The Story
Why it exists.
The beginning
Farhampton arrived in 2020 as part of HMNS's Gen XY collection, a line built around the idea that fragrance marks where you are in life. The name itself suggests arrival, a destination reached. Perfumer Karina Mandala built this one around labdanum, sourced from Morocco, and treated it not as a background fixative but as the reason the whole thing holds together. The Gen XY framing asked a question: what scent do you find along the way, and what scent stays? Farhampton is the answer.
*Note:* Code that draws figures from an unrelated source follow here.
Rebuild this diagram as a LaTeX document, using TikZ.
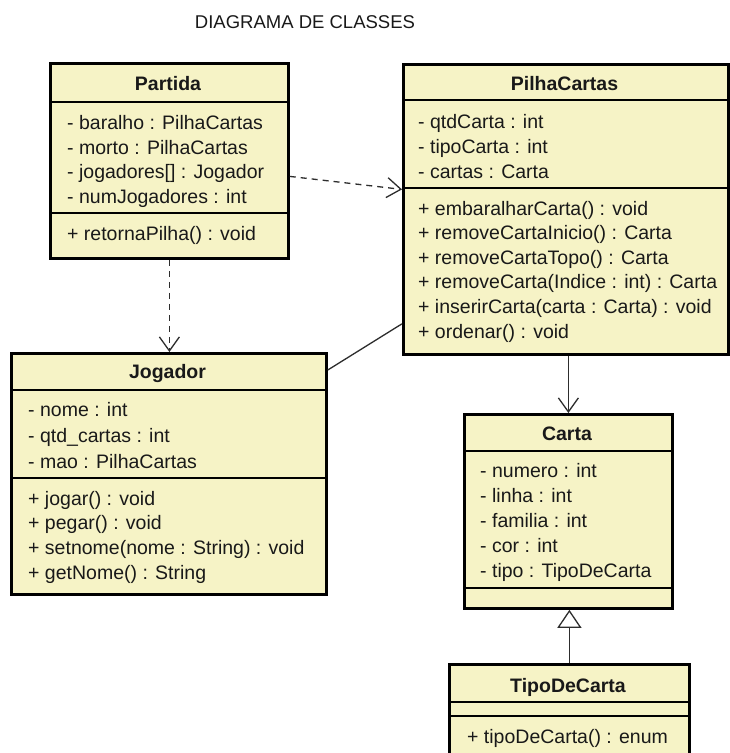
\documentclass[tikz,border=0pt]{standalone}
\usepackage{fontspec}
\setmainfont{Liberation Sans}
\usetikzlibrary{arrows.meta}
\definecolor{clsfill}{RGB}{246,243,198}
\definecolor{txtcol}{RGB}{25,25,25}
\definecolor{linecol}{RGB}{45,45,45}
\tikzset{
  cls/.style={draw=black, line width=2.8pt, fill=clsfill, anchor=north west, inner sep=0pt},
  divline/.style={draw=black, line width=1.4pt},
  txt/.style={anchor=base west, inner sep=0pt, text=txtcol, font=\fontsize{19.5}{23}\selectfont},
  hdr/.style={anchor=base, inner sep=0pt, text=txtcol, font=\fontsize{19.5}{23}\selectfont\bfseries},
  conn/.style={draw=linecol, line width=1.3pt},
  dep/.style={conn, dash pattern=on 6pt off 5pt, -{Straight Barb[length=14pt,width=20pt]}},
  nav/.style={conn, -{Straight Barb[length=14pt,width=20pt]}},
  gen/.style={conn, -{Triangle[open,length=18pt,width=24pt,fill=white]}}
}
\begin{document}
\begin{tikzpicture}[x=1pt,y=-1pt]
\useasboundingbox (0,0) rectangle (730,753);
\fill[white] (0,0) rectangle (730,753);

% title
\node[anchor=base, inner sep=0pt, text=txtcol, font=\fontsize{18.5}{22}\selectfont] (title) at (305,28) {DIAGRAMA DE CLASSES};

% Partida
\node[cls, minimum width=238pt, minimum height=195pt] (partida) at (49,62) {};
\draw[divline] ([yshift=-40pt]partida.north west) -- ([yshift=-40pt]partida.north east);
\draw[divline] ([yshift=-151pt]partida.north west) -- ([yshift=-151pt]partida.north east);
\node[hdr] (partidaH) at (168,90) {Partida};
\node[txt] (pa1) at (67,129) {- baralho : PilhaCartas};
\node[txt] (pa2) at (67,154) {- morto : PilhaCartas};
\node[txt] (pa3) at (67,178) {- jogadores[] : Jogador};
\node[txt] (pa4) at (67,203) {- numJogadores : int};
\node[txt] (pm1) at (67,240) {+ retornaPilha() : void};

% PilhaCartas
\node[cls, minimum width=325pt, minimum height=290pt] (pilha) at (402,63) {};
\draw[divline] ([yshift=-37pt]pilha.north west) -- ([yshift=-37pt]pilha.north east);
\draw[divline] ([yshift=-125pt]pilha.north west) -- ([yshift=-125pt]pilha.north east);
\node[hdr] (pilhaH) at (564.5,90) {PilhaCartas};
\node[txt] (pc1) at (418,128) {- qtdCarta : int};
\node[txt] (pc2) at (418,153) {- tipoCarta : int};
\node[txt] (pc3) at (418,178) {- cartas : Carta};
\node[txt] (pcm1) at (418,215) {+ embaralharCarta() : void};
\node[txt] (pcm2) at (418,239.6) {+ removeCartaInicio() : Carta};
\node[txt] (pcm3) at (418,264.2) {+ removeCartaTopo() : Carta};
\node[txt] (pcm4) at (418,288.8) {+ removeCarta(Indice : int) : Carta};
\node[txt] (pcm5) at (418,313.4) {+ inserirCarta(carta : Carta) : void};
\node[txt] (pcm6) at (418,338) {+ ordenar() : void};

% Jogador
\node[cls, minimum width=315pt, minimum height=241pt] (jogador) at (10,352) {};
\draw[divline] ([yshift=-38pt]jogador.north west) -- ([yshift=-38pt]jogador.north east);
\draw[divline] ([yshift=-126pt]jogador.north west) -- ([yshift=-126pt]jogador.north east);
\node[hdr] (jogadorH) at (167.5,378) {Jogador};
\node[txt] (jo1) at (28,416) {- nome : int};
\node[txt] (jo2) at (28,442) {- qtd\_cartas : int};
\node[txt] (jo3) at (28,468) {- mao : PilhaCartas};
\node[txt] (jm1) at (28,505) {+ jogar() : void};
\node[txt] (jm2) at (28,529) {+ pegar() : void};
\node[txt] (jm3) at (28,554) {+ setnome(nome : String) : void};
\node[txt] (jm4) at (28,579) {+ getNome() : String};

% Carta
\node[cls, minimum width=208pt, minimum height=194pt] (carta) at (463,413) {};
\draw[divline] ([yshift=-38pt]carta.north west) -- ([yshift=-38pt]carta.north east);
\draw[divline] ([yshift=-175pt]carta.north west) -- ([yshift=-175pt]carta.north east);
\node[hdr] (cartaH) at (567,440) {Carta};
\node[txt] (ca1) at (480,477) {- numero : int};
\node[txt] (ca2) at (480,502) {- linha : int};
\node[txt] (ca3) at (480,527) {- familia : int};
\node[txt] (ca4) at (480,552) {- cor : int};
\node[txt] (ca5) at (480,577) {- tipo : TipoDeCarta};

% TipoDeCarta
\node[cls, minimum width=240pt, minimum height=100pt] (tipo) at (448,663) {};
\draw[divline] ([yshift=-39pt]tipo.north west) -- ([yshift=-39pt]tipo.north east);
\draw[divline] ([yshift=-53pt]tipo.north west) -- ([yshift=-53pt]tipo.north east);
\node[hdr] (tipoH) at (568,692) {TipoDeCarta};
\node[txt] (tm1) at (467,743) {+ tipoDeCarta() : enum};

% connectors
\draw[dep] ([yshift=-15.5pt]partida.east) -- ([yshift=20pt]pilha.west);
\draw[dep] (partida.south) -- (partida.south |- jogador.north);
\draw[conn] ([yshift=-18pt]jogador.north east) -- ([yshift=32pt]pilha.south west);
\draw[nav] (pilha.south -| carta.north) -- (carta.north);
\draw[gen] (tipo.north) -- (carta.south -| tipo.north);
\end{tikzpicture}
\end{document}
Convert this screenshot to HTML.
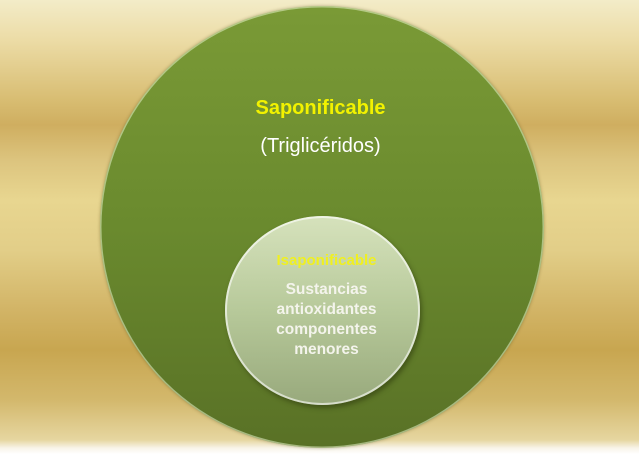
<!DOCTYPE html>
<html><head><meta charset="utf-8"><style>
html,body{margin:0;padding:0;}
body{width:639px;height:454px;overflow:hidden;position:relative;
background:linear-gradient(to bottom,#f3ecc8 0px,#ecdca6 40px,#d8bd72 100px,#cfae60 125px,#dcc47e 160px,#e8d690 200px,#e2ce88 250px,#d2b466 310px,#c8a650 350px,#d3b86c 400px,#e6d6a0 440px,#f8f4e8 448px,#ffffff 454px);
font-family:"Liberation Sans",sans-serif;}
.big{position:absolute;left:100px;top:6px;width:444px;height:442px;border-radius:50%;
background:linear-gradient(to bottom,#7a9a36,#6a8a2e 50%,#597126);
box-shadow:inset 0 0 0 1.5px rgba(230,240,200,0.55),0 0 3px rgba(80,70,20,0.4);}
.small{position:absolute;left:225px;top:216px;width:195px;height:189px;border-radius:50%;
background:linear-gradient(to bottom,#d6e2bc,#b7c99a 50%,#98a97c);
box-shadow:inset 0 0 0 2px rgba(255,255,255,0.6),2px 3px 5px rgba(40,50,10,0.5);}
.t{position:absolute;left:0;width:639px;text-align:center;}
</style></head><body>
<div class="big"></div>
<div class="small"></div>
<div class="t" style="left:1px;top:97px;font-size:20px;font-weight:bold;color:#f2f200;">Saponificable</div>
<div class="t" style="left:1px;top:135px;font-size:20px;color:#ffffff;">(Triglicéridos)</div>
<div class="t" style="left:7px;top:252px;font-size:15px;font-weight:bold;color:#f0f020;">Isaponificable</div>
<div class="t" style="left:7px;top:280px;font-size:15.5px;font-weight:bold;color:#f4f4ec;line-height:20px;">Sustancias<br>antioxidantes<br>componentes<br>menores</div>
</body></html>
The accords tell you what Mandala was after. An aromatic fougère anchored in lavender and amber, powdery-sweet, herbal, with a fresh spice that keeps things from going flat. The bergamot and fruit open bright but don't linger. The lavender and orange blossom carry the middle ground, giving it that classic fougère structure. The base, cedarwood, labdanum, tonka bean, is where the staying power lives. This isn't a fragrance that announces itself and fades. It's one that settles.
The evolution
The opening is quick and citrus-driven, bergamot, a hint of unripe fruit. Within minutes, the lavender takes over. Not gently. It arrives and stays, pushing the sweetness into the background while the orange blossom adds a faint floral softness. The handoff from heart to base is where it gets interesting. The cedarwood arrives dry, almost resinous against the skin, while the labdanum slowly releases its warm, sticky character. The tonka bean rounds everything into something powdery and close. On most skin types, this lasts through a full workday. On fabric, it lingers into the next morning, that warm, amber-and-lavender ghost that makes you reach for the bottle again.
Cultural impact
The Gen XY collection frames each fragrance as a marker of identity and relationship, where you are in life, who you're with. Farhampton fits that brief as an aromatic fougère with powdery warmth, sitting somewhere between heritage men's fragrance and modern gender-neutral composition. The Moroccan labdanum and lavender-forward structure give it a distinctive character in the HMNS lineup, not the citrus-bright openers of earlier releases, not the explicit intensity of later flankers. Something in between. It's the kind of scent that reads as considered rather than safe, a fougère for someone who wants the structure but with a warmth that softens the edges.